Só o ataque à escola primária de Sandy Hook, em Connecticut em 2012, deixou mais vítimas fatais do que o ataque do Texas, com 26 assassinatos. Na época, Biden era vice-presidente, e passou mais de um mês desenvolvendo uma lista de propostas para o controle de armas. A maioria delas travou no Senado três meses depois, desaparecendo.

Em seu discurso, Biden não mencionou propostas específicas de controle de armas. Ele apenas citou que, quando os EUA proibiram fuzis de assalto, de 1994 a 2004, os tiroteios em massa diminuíram, e que “triplicaram” depois que a lei expirou.

Sem o Senado, o presidente, no entanto, tem pouco a oferecer em termos de mudanças legislativas.

Em março do ano passado, a Câmara, liderada pelos democratas, aprovou um projeto que expande as verificações de antecedentes de armas para vendas em exposições e na internet. A Câmara também aprovou um segundo projeto que impediria as vendas de armas de serem concluídas se uma verificação de antecedentes não fosse feita em até três dias, conforme permitido pela lei atual

Mas no Senado, onde os democratas têm maioria mínima e onde são necessários ao menos 10 votos republicanos para evitar uma obstrução, ambas as medidas pararam, nem chegando a ser votadas. Parlamentares democratas evitam levar a votação uma medida que sabem que não irá passar, pois isso os faz parecer fracos e incompetentes.

Na noite de terça-feira, o líder democrata no Senado, Chuck Schumer, indicou que irá pôr os dois projetos de verificação de antecedentes no calendário do Senado, de modo a ao menos demonstrar alguma iniciativa.

"É simplesmente doentio", disse Schumer sobre os tipos de armas facilmente disponíveis nos Estados Unidos.

Chris Murphy, senador de Connecticut eleito um mês antes do ataque em Sandy Hook e que abraçou a bandeira do controle de armas, fez um discurso furioso no Plenário do Senado, acusando seus pares:

"Nossos filhos vivem com medo toda vez que pisam em uma sala de aula porque temem serem os próximos. O que estamos fazendo? Por que você gasta todo esse tempo concorrendo ao Senado dos Estados Unidos?", perguntou. "Por que você passa por todo o incômodo de conseguir esse emprego e se colocar em uma posição de autoridade, se a sua resposta, à medida que os massacres aumentam e nossos filhos fogem para salvar suas vidas, é não fazermos nada?"
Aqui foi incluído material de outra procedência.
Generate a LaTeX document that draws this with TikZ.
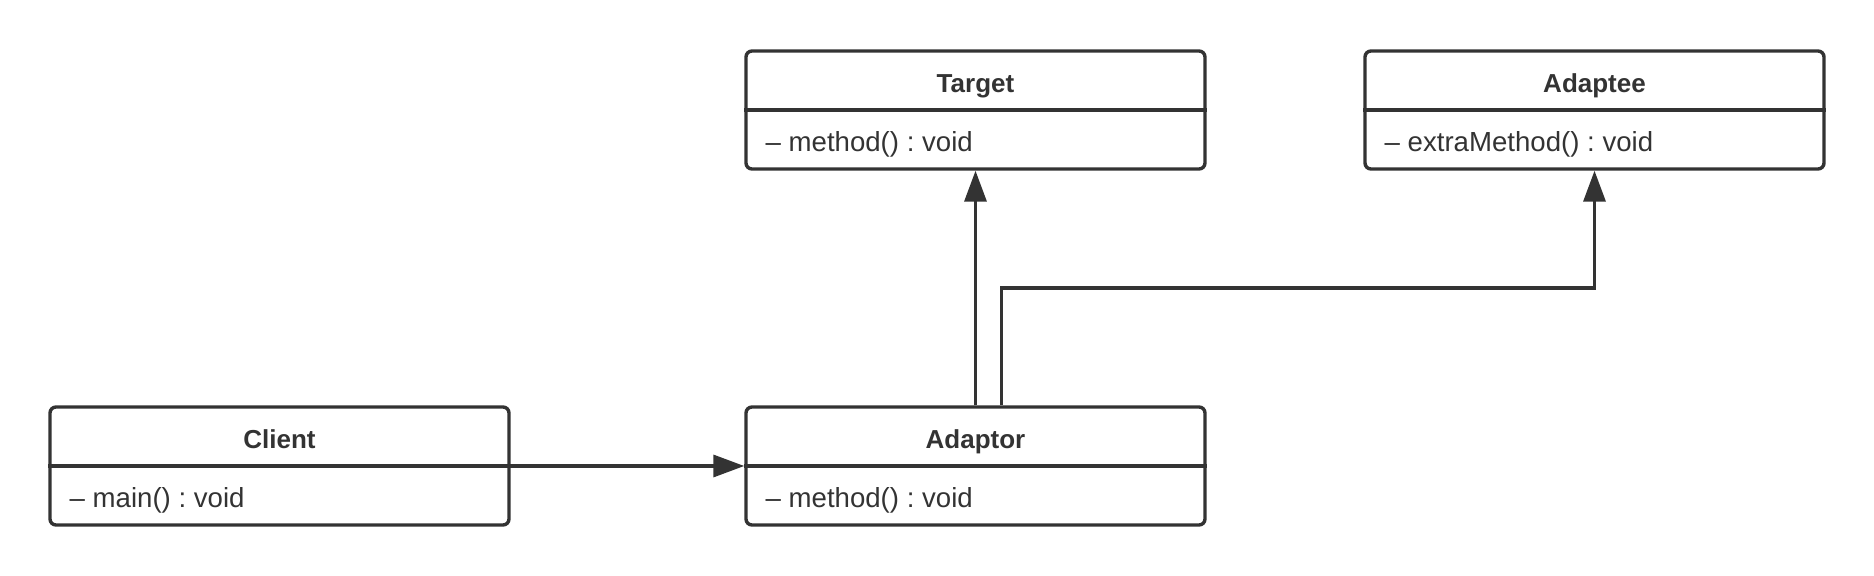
\documentclass[tikz,border=0pt]{standalone}
\usepackage{fontspec}
\setmainfont{Liberation Sans}
\usetikzlibrary{shapes,arrows.meta}
\definecolor{umlgray}{HTML}{333333}
\frenchspacing
\tikzset{
  classbox/.style={draw=umlgray, line width=1.7pt, rounded corners=3pt, minimum width=229.5pt, minimum height=59pt, inner sep=0pt},
  classname/.style={text=umlgray, font=\fontsize{13}{16}\selectfont\bfseries, anchor=base, inner sep=0pt},
  classmember/.style={text=umlgray, font=\fontsize{13.8}{16}\selectfont, anchor=base west, inner sep=0pt},
  uses/.style={draw=umlgray, line width=1.7pt, -{Triangle[length=15.5pt,width=11pt]}}
}
\begin{document}
\begin{tikzpicture}[x=0.5pt,y=-0.5pt]
			\useasboundingbox (0,0) rectangle (1874,576);
			\node[classbox] (client) at (279.5,466) {};
			\node[classbox] (adaptor) at (975.5,466) {};
			\node[classbox] (target) at (975.5,110) {};
			\node[classbox] (adaptee) at (1594.5,110) {};
			\foreach \c in {client,adaptor,target,adaptee}
				\draw[umlgray, line width=1.7pt] (\c.west) -- (\c.east);
			\node[classname] (client name) at ([yshift=8.5pt]client.center) {Client};
			\node[classname] (adaptor name) at ([yshift=8.5pt]adaptor.center) {Adaptor};
			\node[classname] (target name) at ([yshift=8.5pt]target.center) {Target};
			\node[classname] (adaptee name) at ([yshift=8.5pt]adaptee.center) {Adaptee};
			\node[classmember] (client main) at ([xshift=10.5pt,yshift=-21pt]client.west) {– main() : void};
			\node[classmember] (adaptor method) at ([xshift=10.5pt,yshift=-21pt]adaptor.west) {– method() : void};
			\node[classmember] (target method) at ([xshift=10.5pt,yshift=-21pt]target.west) {– method() : void};
			\node[classmember] (adaptee extra) at ([xshift=10.5pt,yshift=-21pt]adaptee.west) {– extraMethod() : void};
			\coordinate (bend) at (1001.5,288);
			\draw[uses] (client.east) -- (adaptor.west);
			\draw[uses] (adaptor.north) -- (target.south);
			\draw[uses] (adaptor.north -| bend) -- (bend) -| (adaptee.south);
\end{tikzpicture}
\end{document}
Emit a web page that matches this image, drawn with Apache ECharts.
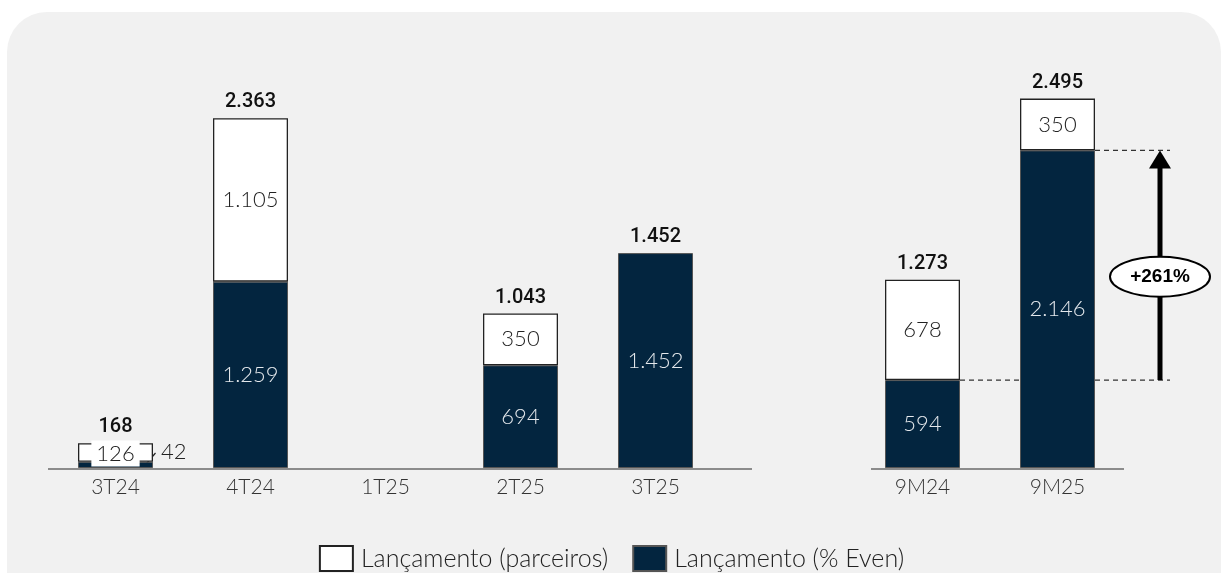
<!DOCTYPE html>
<html>
<head>
<meta charset="utf-8">
<script src="https://cdn.jsdelivr.net/npm/echarts@6/dist/echarts.min.js"></script>
<style>
html,body{margin:0;padding:0;background:#fff;}
#c{width:1223px;height:573px;}
</style>
</head>
<body>
<div id="c"></div>
<script>
// ---- data ----
const categoriesQ = ['3T24', '4T24', '1T25', '2T25', '3T25'];
const evenQ = [42, 1259, null, 694, 1452];
const parceirosQ = [126, 1105, null, 350, 0];
const totalQ = [168, 2363, null, 1043, 1452];

const categoriesY = ['9M24', '9M25'];
const evenY = [594, 2146];
const parceirosY = [678, 350];
const totalY = [1273, 2495];

const growthLabel = '+261%';
const seriesNames = ['Lançamento (parceiros)', 'Lançamento (% Even)'];

// ---- style ----
const NAVY = '#03253f';
const fmt = v => (v == null ? '' : Math.round(v).toString().replace(/\B(?=(\d{3})+(?!\d))/g, '.'));
const lightFont = 'Lato';
const BW = 75;

const chart = echarts.init(document.getElementById('c'));

function darkData(arr, isQ) {
  return arr.map((v, i) => {
    if (v == null) return '-';
    if (isQ && i === 0) {
      return { value: v, label: { show: true, position: 'right', distance: 8, offset: [0, -13], color: '#222', fontSize: 22 } };
    }
    return v;
  });
}
function whiteData(arr, isQ) {
  return arr.map((v, i) => {
    if (v == null) return '-';
    if (v === 0) return { value: 0, itemStyle: { borderWidth: 0 }, label: { show: false } };
    if (isQ && i === 0) {
      return { value: v, label: { show: true, position: 'inside', backgroundColor: '#fff', padding: [3, 5, 1, 5], offset: [0, 1] } };
    }
    return v;
  });
}

function mkSeries(idx, even, parc, total, isQ) {
  return [
    {
      name: seriesNames[1], type: 'bar', stack: 's' + idx, xAxisIndex: idx, yAxisIndex: idx,
      barWidth: BW, barGap: '-100%',
      itemStyle: { color: NAVY, borderColor: '#555', borderWidth: 1 },
      label: { show: true, position: 'inside', color: '#e4e8ec', fontSize: 22, fontFamily: lightFont, fontWeight: 300, formatter: p => fmt(p.value) },
      data: darkData(even, isQ), silent: true
    },
    {
      name: seriesNames[0], type: 'bar', stack: 's' + idx, xAxisIndex: idx, yAxisIndex: idx,
      barWidth: BW, barGap: '-100%',
      itemStyle: { color: '#ffffff', borderColor: '#222', borderWidth: 1.3 },
      label: { show: true, position: 'inside', color: '#222', fontSize: 22, fontFamily: lightFont, fontWeight: 300, formatter: p => fmt(p.value) },
      data: whiteData(parc, isQ), silent: true
    },
    {
      name: 'Total', type: 'bar', xAxisIndex: idx, yAxisIndex: idx,
      barWidth: BW, barGap: '-100%', z: 1,
      itemStyle: { color: 'rgba(0,0,0,0)', borderWidth: 0 },
      label: { show: true, position: 'top', distance: 6, color: '#111', fontSize: 20, fontFamily: 'Roboto', fontWeight: 500, formatter: p => fmt(p.value) },
      data: total.map(v => v == null ? '-' : v), silent: true
    }
  ];
}

const axisLabelStyle = { color: '#333', fontSize: 21, fontFamily: lightFont, fontWeight: 300, margin: 9 };

const option = {
  backgroundColor: '#ffffff',
  animation: false,
  grid: [
    { left: 48, width: 675, top: 24, bottom: 105 },
    { left: 855, width: 270, top: 24, bottom: 105 }
  ],
  xAxis: [
    { type: 'category', gridIndex: 0, data: categoriesQ, axisLine: { show: false }, axisTick: { show: false }, axisLabel: axisLabelStyle },
    { type: 'category', gridIndex: 1, data: categoriesY, axisLine: { show: false }, axisTick: { show: false }, axisLabel: axisLabelStyle }
  ],
  yAxis: [
    { type: 'value', gridIndex: 0, min: 0, max: 3000, show: false },
    { type: 'value', gridIndex: 1, min: 0, max: 3000, show: false }
  ],
  legend: {
    data: [seriesNames[0], seriesNames[1]],
    left: 'center', top: 540,
    icon: 'rect', itemWidth: 33, itemHeight: 25, itemGap: 24,
    textStyle: { color: '#222', fontSize: 25, fontFamily: lightFont, fontWeight: 300, padding: [0, 0, 0, 3] }
  },
  series: [].concat(mkSeries(0, evenQ, parceirosQ, totalQ, true), mkSeries(1, evenY, parceirosY, totalY, false))
};
chart.setOption(option);

// ---- decorations computed from the scales ----
const pQ = (c, v) => chart.convertToPixel({ xAxisIndex: 0, yAxisIndex: 0 }, [c, v]);
const pY = (c, v) => chart.convertToPixel({ xAxisIndex: 1, yAxisIndex: 1 }, [c, v]);

const base0 = pQ(categoriesQ[0], 0);
const baseY0 = pY(categoriesY[0], 0);
const firstTop = pQ(categoriesQ[0], evenQ[0]);

const lowPt = pY(categoriesY[0], evenY[0]);
const highPt = pY(categoriesY[1], evenY[1]);
const arrowX = highPt[0] + BW / 2 + 65;
const dashEnd = arrowX + 10;
const headH = 18, headW = 11;
const ellY = lowPt[1] - 0.45 * (lowPt[1] - highPt[1]);

chart.setOption({
  graphic: [
    { type: 'rect', z: -10, silent: true, shape: { x: 7, y: 12, width: 1216 - 7 + 5, height: 573, r: [40, 40, 0, 0] }, style: { fill: '#f1f1f1' } },
    // baselines
    { type: 'line', silent: true, shape: { x1: 48, y1: base0[1] + 1, x2: 752, y2: base0[1] + 1 }, style: { stroke: '#8c8c8c', lineWidth: 2 } },
    { type: 'line', silent: true, shape: { x1: 871, y1: baseY0[1] + 1, x2: 1124, y2: baseY0[1] + 1 }, style: { stroke: '#8c8c8c', lineWidth: 2 } },
    // leader line for small label
    { type: 'line', silent: true, shape: { x1: firstTop[0] + 28, y1: base0[1] - 1, x2: firstTop[0] + 40, y2: base0[1] - 15 }, style: { stroke: '#222', lineWidth: 1.2 } },
    // dashed reference lines
    { type: 'line', silent: true, shape: { x1: lowPt[0] + BW / 2, y1: lowPt[1], x2: dashEnd, y2: lowPt[1] }, style: { stroke: '#333', lineWidth: 1.2, lineDash: [5, 4] } },
    { type: 'line', silent: true, shape: { x1: highPt[0] + BW / 2, y1: highPt[1], x2: dashEnd, y2: highPt[1] }, style: { stroke: '#333', lineWidth: 1.2, lineDash: [5, 4] } },
    // arrow
    { type: 'line', silent: true, shape: { x1: arrowX, y1: lowPt[1], x2: arrowX, y2: highPt[1] + headH - 2 }, style: { stroke: '#000', lineWidth: 5 } },
    { type: 'polygon', silent: true, shape: { points: [[arrowX - headW, highPt[1] + headH], [arrowX + headW, highPt[1] + headH], [arrowX, highPt[1]]] }, style: { fill: '#000' } },
    { type: 'ellipse', silent: true, shape: { cx: arrowX, cy: ellY, rx: 50, ry: 20 }, style: { fill: '#fff', stroke: '#000', lineWidth: 2 } },
    { type: 'text', silent: true, x: arrowX, y: ellY, style: { text: growthLabel, font: 'bold 19px "Liberation Sans", Arial', fill: '#000', align: 'center', verticalAlign: 'middle' } }
  ]
});
</script>
</body>
</html>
Murphy chegou a se envolver em negociações com alguns senadores republicanos sobre um acordo bipartidário que exigia a verificação de antecedentes para a venda de armas comerciais. Mas as conversas fracassaram depois que o senador republicano John Cornyn saiu das negociações. Murphy disse que elas não estavam dando nenhum resultado.

Mesmo manifestando horror com o ataque no Texas, os republicanos não deram nenhum sinal de que abandonarão sua habitual oposição ao controle de armas. Sua linha de defesa é dizer que não há nada que possa ser feito.

O senador republicano Jim Inhofe, de Oklahoma, disse que não pode conceber nenhuma lei que impeça ataques como o de Uvalde.

"Seria muito difícil", disse ele. "Isto diz respeito a milhões de pessoas, e deve haver alguns malucos que são totalmente imprevisíveis. E não há como identificar quem são. Então, não há nada em que eu possa pensar."

Mike Rounds, senado republicano de Dakota do Sul, foi na mesma linha:

"Uma coisa é dizer que deve fazer alguma coisa. A questão é se este algo que você fizer realmente fará alguma diferença."

Falando a repórteres no Capitólio, o senador Ted Cruz, republicano do Texas, culpou os democratas “e muita gente da mídia” por se apressarem em “tentar restringir os direitos constitucionais dos cidadãos que cumprem a lei”.

Em meio ao debate e à estagnação política, um técnico de basquete da NBA, Steve Kerr, do Golden State Warriors, acabou por traduzir o sentimento de muitos americanos, em comentários que se espalharam em redes sociais, horas antes de um dos jogos das finais da Costa Oeste contra o Dallas Maverick.

"Quaisquer perguntas sobre basquete não importam", disse Kerr, cujo pai foi assassinado em Beirute em 1994. "Quando vamos fazer alguma coisa? Estou cansado. Estou tão cansado de chegar aqui e oferecer lamentos às famílias devastadas."